The Democratic Party of Japan is in crisis. After suffering a crushing defeat in the Lower House election in December 2012, it was also badly beaten in the Upper House election on July 21. First and foremost, every DPJ member must have a sense of crisis and a strong will to get back the lost ground, a prerequisite for the party's comeback. The party also needs to develop a policy line clearly different from the Liberal Democratic Party, around which DPJ members can rally. DPJ chief Banri Kaieda must tackle in earnest the task of unifying the party and issuing strong messages to people.

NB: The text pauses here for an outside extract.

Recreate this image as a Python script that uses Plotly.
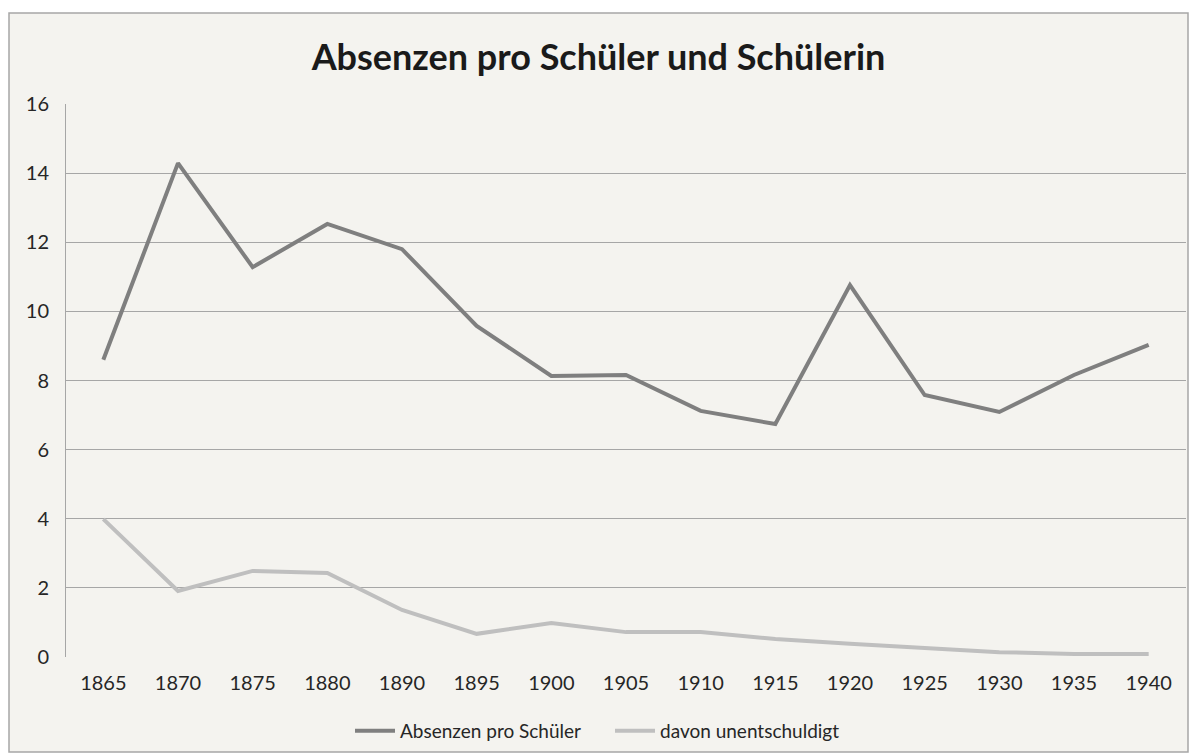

In the Upper House election, the DPJ won only 17 seats, a record low in the party's history. It could not win any seat in single-seat constituencies. Even in important multiple-seat constituencies like Tokyo, Osaka and Kyoto, it could not get any seat. In proportional representation, the DPJ won seven seats, the same number as Komeito. But in the number of votes obtained in proportional representation, the DPJ has fallen to a No. 3 party. It garnered only 13.40 percent of the vote while Komeito got 14.22 percent.

The dismal performance is attributable to the fact that the DPJ government had made the DPJ's position closer to that of the LDP in important policy measures, namely decisions to raise the consumption tax rate and to join the Trans-Pacific Partnership free trade scheme, loosening of the ban on weapons exports and a push for export of nuclear power technology.